Jasmina Aleksandrov

Personal information
- Born: April 11, 1985 (age 40) Bečej, SFR Yugoslavia
- Nationality: Serbian
- Listed height: 1.89 m (6 ft 2 in)

Career information
- College: Colorado Buffaloes (2003–2007)
- WNBA draft: 2007: undrafted
- Playing career: 2007–2010
- Position: Shooting guard / small forward

Career history
- 2007: Vojvodina
- 2007–2008: ESB Villeneuve-d'Ascq
- 2008: ICIM Arad
- 2008–2009: TSV Wasserburg
- 2009–2010: Panathinaikos

= Jasmina Ilić =

Serbian basketball player

Jasmina Aleksandrov , maiden Ilić, (Serbian Cyrillic: Јасмина Илић Александров; born 11 April 1985 in Bečej, SFR Yugoslavia) is a Serbian former professional basketball player. During the 2009–10 season she played for Panathinaikos of Athens.
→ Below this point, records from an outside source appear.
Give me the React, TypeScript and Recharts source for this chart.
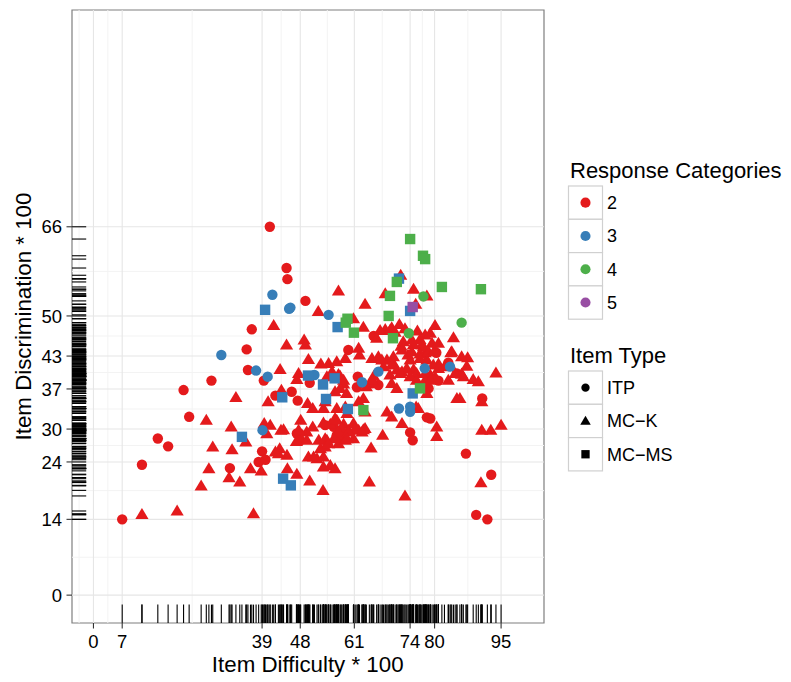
import React from 'react';
import { ScatterChart, Scatter, XAxis, YAxis, ReferenceLine, ReferenceArea } from 'recharts';

type Pt = [number, number];

// item difficulty (x) and discrimination (y), both * 100, grouped by response categories and item type
const cat2Itp: Pt[] = [
  [6.7, 13.6], [11.3, 23.4], [15.0, 28.1], [17.4, 26.7], [21.0, 36.8], [22.3, 32.0], [27.5, 38.5],
  [31.8, 22.8], [35.7, 44.1], [36.0, 40.4], [36.9, 47.7], [39.7, 38.5], [41.1, 66.1], [45.0, 58.7],
  [45.2, 56.7], [49.4, 52.8], [42.4, 35.8], [46.2, 36.5], [47.6, 34.9], [50.4, 38.1], [39.3, 25.8],
  [38.5, 23.9], [40.1, 24.3], [48.0, 29.0], [47.4, 29.0], [48.2, 27.8], [54.0, 30.5], [56.0, 30.2],
  [56.7, 28.7], [57.9, 28.1], [59.4, 44.0], [61.6, 39.2], [61.4, 37.3], [64.9, 38.0], [66.4, 37.7],
  [65.3, 46.5], [73.8, 29.2], [74.4, 27.8], [77.7, 31.9], [78.5, 31.7], [78.1, 37.1], [80.4, 38.5],
  [79.9, 43.5], [82.7, 41.7], [84.7, 39.8], [90.6, 35.3], [86.8, 25.4], [92.7, 21.6], [89.2, 14.4],
  [91.8, 13.6],
];

const cat2McK: Pt[] = [
  [57.1, 54.6], [52.4, 50.9], [42.0, 48.4], [45.0, 44.9], [49.1, 45.8], [49.4, 44.9], [50.1, 42.3],
  [53.0, 41.5], [54.8, 41.6], [56.7, 41.9], [43.5, 40.5], [47.8, 39.8], [47.4, 38.7], [33.2, 35.5],
  [40.7, 34.7], [43.8, 36.8], [49.9, 34.4], [51.1, 33.5], [53.6, 33.5], [26.3, 31.4], [32.1, 30.2],
  [39.8, 30.8], [41.2, 30.5], [43.7, 29.6], [44.3, 29.7], [48.3, 31.4], [49.7, 29.3], [51.1, 30.2],
  [53.6, 30.9], [55.2, 30.7], [35.5, 27.5], [27.8, 26.6], [32.3, 26.1], [43.4, 26.3], [45.1, 25.1],
  [47.3, 27.6], [50.1, 24.8], [52.1, 24.5], [52.9, 26.3], [54.4, 27.8], [26.9, 22.7], [31.6, 21.1],
  [34.1, 20.3], [36.6, 22.7], [39.1, 22.3], [45.2, 22.7], [47.4, 21.7], [53.6, 23.0], [56.3, 22.7],
  [50.4, 20.5], [53.5, 18.8], [25.1, 19.6], [11.3, 14.5], [19.5, 15.1], [37.3, 14.6],
  [71.6, 57.4], [68.0, 54.1], [74.6, 54.9], [77.7, 53.7], [63.3, 52.2], [75.1, 52.2], [79.6, 48.4],
  [62.9, 48.1], [68.0, 47.7], [69.5, 48.0], [71.3, 48.6], [66.0, 46.1], [75.5, 47.4], [77.3, 46.7],
  [83.9, 46.2], [71.7, 44.7], [74.6, 45.0], [76.5, 44.9], [78.9, 45.2], [61.8, 44.3], [62.0, 43.1],
  [64.9, 42.5], [66.4, 42.8], [68.4, 42.2], [69.9, 41.6], [73.3, 43.1], [73.8, 42.2], [77.3, 43.5],
  [77.7, 42.2], [83.3, 43.5], [87.2, 42.6], [87.0, 41.1], [80.4, 41.5], [81.8, 41.0], [58.7, 42.5],
  [55.6, 40.1], [57.5, 39.3], [58.3, 37.9], [59.0, 36.2], [65.3, 39.3], [64.9, 38.6], [69.5, 38.0],
  [70.7, 37.1], [71.9, 40.1], [74.6, 40.5], [75.3, 39.8], [78.5, 39.5], [79.6, 39.2], [85.8, 39.7],
  [88.5, 38.7], [89.7, 38.3], [93.8, 39.9], [63.6, 37.4], [62.9, 35.3], [77.7, 36.2], [84.7, 35.3],
  [85.4, 35.3], [90.5, 34.7], [75.2, 33.8], [75.7, 33.5], [68.4, 32.9], [69.5, 32.0], [56.7, 33.5],
  [71.9, 30.8], [80.0, 30.2], [80.0, 28.5], [90.5, 29.6], [92.6, 29.6], [95.0, 30.5], [67.4, 28.7],
  [64.7, 26.4], [60.6, 28.1], [61.8, 29.6], [62.9, 29.7], [56.7, 31.4], [58.3, 30.7], [59.4, 29.6],
  [64.3, 20.3], [72.6, 17.8], [90.3, 20.2],
  [57.1, 39.6], [58.3, 38.6], [54.4, 39.2],
  [60.6, 49.6], [66.8, 47.5], [69.1, 47.5], [70.3, 47.2], [72.6, 47.8], [78.5, 47.0], [76.1, 45.9],
  [80.4, 45.2], [83.5, 43.7], [85.8, 42.8], [72.2, 45.5], [74.2, 45.8], [76.9, 44.6], [71.9, 44.0],
  [74.2, 43.7], [76.1, 43.3], [78.1, 43.7], [79.5, 43.9], [67.2, 42.2], [69.9, 42.8], [76.1, 42.5],
  [67.6, 41.0], [69.5, 41.3], [70.7, 40.4], [73.0, 40.7], [77.3, 39.8], [79.2, 41.3], [80.4, 40.7],
  [69.1, 39.5], [71.5, 39.8], [73.8, 39.2], [75.3, 38.6], [77.3, 38.6], [78.5, 38.6], [82.7, 38.6],
  [84.3, 39.8], [86.2, 39.2],
  [54.0, 34.7], [56.3, 36.5], [57.5, 37.1], [58.7, 33.8], [59.1, 32.6], [40.4, 29.0], [47.8, 29.6],
  [56.3, 31.7], [57.9, 29.9], [57.1, 29.3], [49.7, 27.8], [52.5, 27.8], [54.0, 28.1], [56.0, 28.1],
  [57.1, 27.2], [58.7, 27.8], [43.1, 25.4], [42.4, 25.7], [51.3, 24.8], [54.0, 26.6], [54.8, 27.2],
  [53.6, 24.8], [55.2, 23.3],
  [61.8, 34.7], [63.3, 32.9], [60.6, 30.8], [61.0, 29.9], [59.4, 29.3], [59.1, 28.1], [63.3, 29.9],
  [62.6, 29.3],
];

const cat3Itp: Pt[] = [
  [41.7, 53.9], [45.6, 51.4], [45.9, 51.6], [54.8, 50.3], [29.8, 43.1], [37.9, 40.3], [40.6, 39.2],
  [39.4, 29.6], [51.5, 39.5], [66.4, 40.1], [62.6, 38.2], [77.2, 40.7], [83.1, 41.0], [71.2, 33.5],
  [73.8, 33.8], [73.8, 32.9],
];

const cat3McMs: Pt[] = [
  [40.0, 51.2], [56.9, 48.1], [50.0, 39.4], [56.2, 38.9], [53.5, 37.8], [44.0, 35.5], [54.2, 35.2],
  [34.6, 28.4], [44.2, 20.9], [46.0, 19.7], [71.2, 56.8], [73.8, 51.0], [59.3, 33.4], [74.4, 36.2],
];

const cat4Itp: Pt[] = [[76.9, 53.6], [85.8, 48.9], [73.5, 47.0]];

const cat4McMs: Pt[] = [
  [73.8, 63.9], [76.8, 60.9], [77.3, 60.3], [70.7, 56.2], [81.2, 55.3], [90.3, 54.9], [69.1, 53.7],
  [68.8, 50.1], [59.2, 49.6], [58.8, 48.9], [60.7, 47.1], [69.8, 46.1], [76.1, 37.1], [62.9, 33.2],
];

const cat5McMs: Pt[] = [[74.4, 51.7]];

// breaks sit on the data quantiles, labels are rounded
const xTicks = [0, 6.7, 39.3, 48.2, 60.8, 73.8, 79.5, 95.0];
const yTicks = [0, 13.6, 23.9, 29.8, 37.0, 42.9, 50.1, 66.1];

const categories = ['2', '3', '4', '5'];
const itemTypes = ['ITP', 'MC\u2212K', 'MC\u2212MS'];

const COLORS: Record<string, string> = {
  '2': '#E41A1C',
  '3': '#377EB8',
  '4': '#4DAF4A',
  '5': '#984EA3',
};

const FONT = '"Liberation Sans", Arial, Helvetica, sans-serif';
const DOMAIN: [number, number] = [-5, 105];

const mids = (t: number[]) => t.slice(1).map((v, i) => (v + t[i]) / 2);
const xMinor = [xTicks[0] - (xTicks[1] - xTicks[0]) / 2, ...mids(xTicks)];
const yMinor = mids(yTicks);

type Shape = 'circle' | 'triangle' | 'square';

const makeShape = (kind: Shape, fill: string, s = 1) => (p: any) => {
  const { cx, cy } = p;
  if (cx == null || cy == null) return <g />;
  if (kind === 'circle') return <circle cx={cx} cy={cy} r={5.2 * s} fill={fill} />;
  if (kind === 'square')
    return <rect x={cx - 5.2 * s} y={cy - 5.2 * s} width={10.4 * s} height={10.4 * s} fill={fill} />;
  const h = 6.4 * s;
  return (
    <polygon
      points={`${cx},${cy - h} ${cx + 6.6 * s},${cy + 4.6 * s} ${cx - 6.6 * s},${cy + 4.6 * s}`}
      fill={fill}
    />
  );
};

const series = [
  { data: cat2Itp, cat: '2', kind: 'circle' as Shape },
  { data: cat2McK, cat: '2', kind: 'triangle' as Shape },
  { data: cat3Itp, cat: '3', kind: 'circle' as Shape },
  { data: cat3McMs, cat: '3', kind: 'square' as Shape },
  { data: cat4Itp, cat: '4', kind: 'circle' as Shape },
  { data: cat4McMs, cat: '4', kind: 'square' as Shape },
  { data: cat5McMs, cat: '5', kind: 'square' as Shape },
];

const allPts = series.flatMap((s) => s.data);
const rugX = allPts.map(([x]) => ({ x, y: DOMAIN[0] }));
const rugY = allPts.map(([, y]) => ({ x: DOMAIN[0], y }));

// rug marks are 3% of the panel
const rugXShape = (p: any) => (
  <line x1={p.cx} x2={p.cx} y1={p.cy} y2={p.cy - 18.4} stroke="#000" strokeWidth={1.1} />
);
const rugYShape = (p: any) => (
  <line x1={p.cx} x2={p.cx + 14.2} y1={p.cy} y2={p.cy} stroke="#000" strokeWidth={1.1} />
);

const round = (v: number) => String(Math.round(v));

const Legend = () => {
  const keyX = 568.5;
  const keyW = 34;
  const keyH = 33.3;
  const catTop = 186;
  const typeTop = 371;
  const shapes: Shape[] = ['circle', 'triangle', 'square'];
  return (
    <svg
      width={791}
      height={682}
      style={{ position: 'absolute', left: 0, top: 0, pointerEvents: 'none', fontFamily: FONT }}
    >
      <text x={307.7} y={672} textAnchor="middle" fontSize={22.3} fill="#000">
        Item Difficulty * 100
      </text>
      <text transform="translate(31,316.5) rotate(-90)" textAnchor="middle" fontSize={22.3} fill="#000">
        Item Discrimination * 100
      </text>

      <text x={570} y={178.3} fontSize={22} fill="#000">Response Categories</text>
      {categories.map((c, i) => {
        const y = catTop + i * keyH;
        return (
          <g key={c}>
            <rect x={keyX} y={y} width={keyW} height={keyH} fill="#fff" stroke="#d0d0d0" strokeWidth={1.2} />
            {makeShape('circle', COLORS[c], 0.97)({ cx: keyX + keyW / 2, cy: y + keyH / 2 })}
            <text x={607} y={y + keyH / 2} dy="0.36em" fontSize={18} fill="#000">{c}</text>
          </g>
        );
      })}

      <text x={570} y={363.3} fontSize={22} fill="#000">Item Type</text>
      {itemTypes.map((t, i) => {
        const y = typeTop + i * keyH;
        return (
          <g key={t}>
            <rect x={keyX} y={y} width={keyW} height={keyH} fill="#fff" stroke="#d0d0d0" strokeWidth={1.2} />
            {makeShape(shapes[i], '#000', 0.8)({ cx: keyX + keyW / 2, cy: y + keyH / 2 })}
            <text x={607} y={y + keyH / 2} dy="0.36em" fontSize={18} fill="#000">{t}</text>
          </g>
        );
      })}
    </svg>
  );
};

export default function App() {
  return (
    <div
      style={{
        position: 'absolute',
        left: 0,
        top: 0,
        width: 791,
        height: 682,
        background: '#fff',
        fontFamily: FONT,
      }}
    >
      <ScatterChart width={791} height={682} margin={{ top: 10, right: 247, bottom: 0, left: 0 }}>
        <XAxis
          type="number"
          dataKey="x"
          domain={DOMAIN}
          ticks={xTicks}
          interval={0}
          allowDataOverflow
          height={59}
          axisLine={false}
          tickSize={5.5}
          tickMargin={6}
          tickLine={{ stroke: '#333', strokeWidth: 1.1 }}
          tick={{ fill: '#000', fontSize: 18.5 }}
          tickFormatter={round}
        />
        <YAxis
          type="number"
          dataKey="y"
          domain={DOMAIN}
          ticks={yTicks}
          interval={0}
          allowDataOverflow
          width={72}
          axisLine={false}
          tickSize={5.5}
          tickMargin={4.5}
          tickLine={{ stroke: '#333', strokeWidth: 1.1 }}
          tick={{ fill: '#000', fontSize: 18.5 }}
          tickFormatter={round}
        />
        {xMinor.map((v) => (
          <ReferenceLine key={`xm${v}`} x={v} stroke="#f3f3f3" strokeWidth={1} />
        ))}
        {yMinor.map((v) => (
          <ReferenceLine key={`ym${v}`} y={v} stroke="#f3f3f3" strokeWidth={1} />
        ))}
        {xTicks.map((v) => (
          <ReferenceLine key={`x${v}`} x={v} stroke="#e6e6e6" strokeWidth={1.1} />
        ))}
        {yTicks.map((v) => (
          <ReferenceLine key={`y${v}`} y={v} stroke="#e6e6e6" strokeWidth={1.1} />
        ))}
        <Scatter data={rugX} shape={rugXShape} isAnimationActive={false} />
        <Scatter data={rugY} shape={rugYShape} isAnimationActive={false} />
        {series.map((s, i) => (
          <Scatter
            key={i}
            data={s.data.map(([x, y]) => ({ x, y }))}
            shape={makeShape(s.kind, COLORS[s.cat])}
            isAnimationActive={false}
          />
        ))}
        <ReferenceArea
          x1={DOMAIN[0]}
          x2={DOMAIN[1]}
          y1={DOMAIN[0]}
          y2={DOMAIN[1]}
          fill="none"
          fillOpacity={0}
          stroke="#7f7f7f"
          strokeWidth={1.2}
        />
      </ScatterChart>
      <Legend />
    </div>
  );
}
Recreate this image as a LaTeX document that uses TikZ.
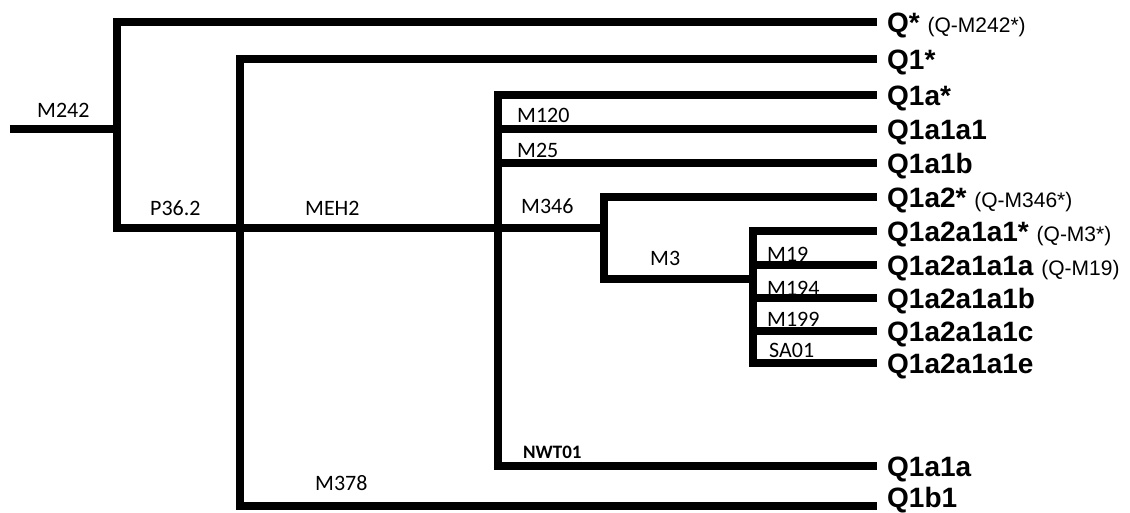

Jasmina appeared in the Greek edition of popular magazine Maxim, also was on the cover of Serbians Playboy magazine edition, as well as on the cover of Esquire Magazine Serbia. After retirement from professional basketball Jasmina started fitness projects in Serbia and got into CrossFit and Spartan Race competitions. Jasmina participated in three Spartan Race world championships representing Serbia.

Jasmina is a vegan and actively involved in environmental projects in Serbia. She is owner and coach at Hangar training and performance center and Under Armour brand ambassador.

==Personal life==
Her father Predrag was professional football player and her mother Verica was a professional handball player. Her husband is Nemanja Aleksandrov, Serbian basketball player. They were married in 2011.